Cookie Tin Banjo

MaY Contain no Cookies

2009

According to the ingredients on this tin, I’m pretty sure it wasn’t even cookies. But just as I’m not convinced that electric guitar pickups care about the tone wood, I doubt that cookie tin banjos care about whether they were once full of popcorn or pralines.

It all started with a trip to Home Depot, which, I’m told, is eerily similar to how Antonio Stradivari got into making fiddles (although in his case it was Casa Deposito). I was there looking at dumb wood for some dumb home project and saw a piece of ridiculously flamed maple. It was absolutely gorgeous and I bought it, mostly just to own it.

It sat around for a long time. It was too small to make a guitar neck, and it didn’t occur to me that I could glue pieces of it together to make it bigger. Or maybe it was also too short, I forget. In any case, my primitive Internet searching for musical things led me to read about cookie tin banjos. I had (and still have) a limited understanding of how banjos work, much less the folk art variety made from trash, but I figured I’d give it a shot.

All that remained was to wait for someone I knew to pick up one of those emergency Christmas presents that people wrap and stash in a closet in case someone shows up that they forgot about. In this case, the universe smiled and/or frowned upon me, and provided me with this tin.

Construction

This is not a well-made instrument. I have limited metal working tools or skills, and modified the cookie tin to accept the neck with a cut-off wheel in a Dremel and a pair of tin snips that looked like they were salvaged from a sunken Spanish galleon (but they had “tin” in the name, so I assumed they were appropriate). The tin is upside down, so what would be head of a normal banjo is actually the bottom of the tin. I lost the lid for it. It wasn’t meant to be played with the lid in place, as it’s modeled after an open-backed (as opposed to a resonator) banjo, although some might say that the ability to mute it would be a tonal upgrade.
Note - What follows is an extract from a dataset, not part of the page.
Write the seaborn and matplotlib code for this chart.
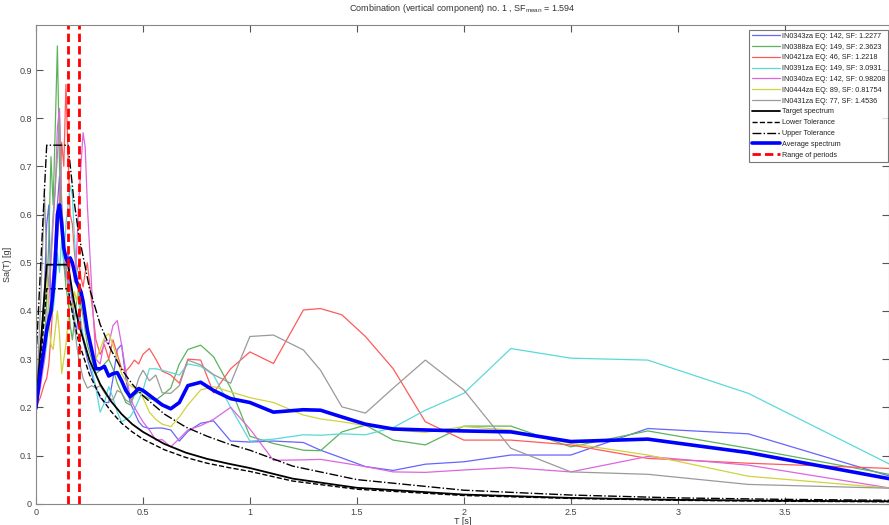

The neck is a real hack job. As mentioned, I don’t actually know anything about banjos. I was vaguely aware that a bluegrass-style 5-string banjo has a short little 5th string that inexplicably emerges out of the side of the neck, and rejected that idea out of hand as being far too complicated. That left me with a maximum of 4 strings, which I guess is a style of banjo predominantly used in Irish music, Dixieland Jazz, and by the Mummers, in descending order of the low end of my musical tastes. This is the neck that taught me to work from a full-sized plan, because by the time I got done making the taper even on both sides of the center line by eyeball, it was thinner than a ukulele neck at the nut. As the old saying goes, “There’s no money in cookie tin banjos above the 5th fret,” and on this one, below the 5th fret the strings are so close together they’re almost touching. I also was quite afraid of truss rods at the time, so to compensate, I left the neck chunky, inlaid a carbon fiber rod, and used a fingerboard that is approximately 200% thicker than necessary, hoping that gluing it to the twig would provide some sort of “plywood effect.” The neck meets the body at approximately the 26th fret, which is absurd, although there are only actually 24 frets. That’s still way too many, but it does provide the full two octaves per string in case you want to shred like “Appalachian Joe” Satriani or something.

The tailpiece is made from a cut up and bent door hinge. The nut and saddle are cutoffs of Corian countertop. The layout of the headstock is so bad that every string requires a string tree to keep it from jumping the nut slot. I splurged on planetary-geared banjo tuners, which are only slightly less dumb than pure friction, un-geared banjo tuners, and still wish that I’d just put cheap guitar tuners on it because worm gears don’t unwind as easily.

All of that said, it can technically make noise.

Sound

I have no way to evaluate the sound of a cookie tin banjo. It is vaguely banjo-like to me, although someone more steeped in “real” banjos might disagree.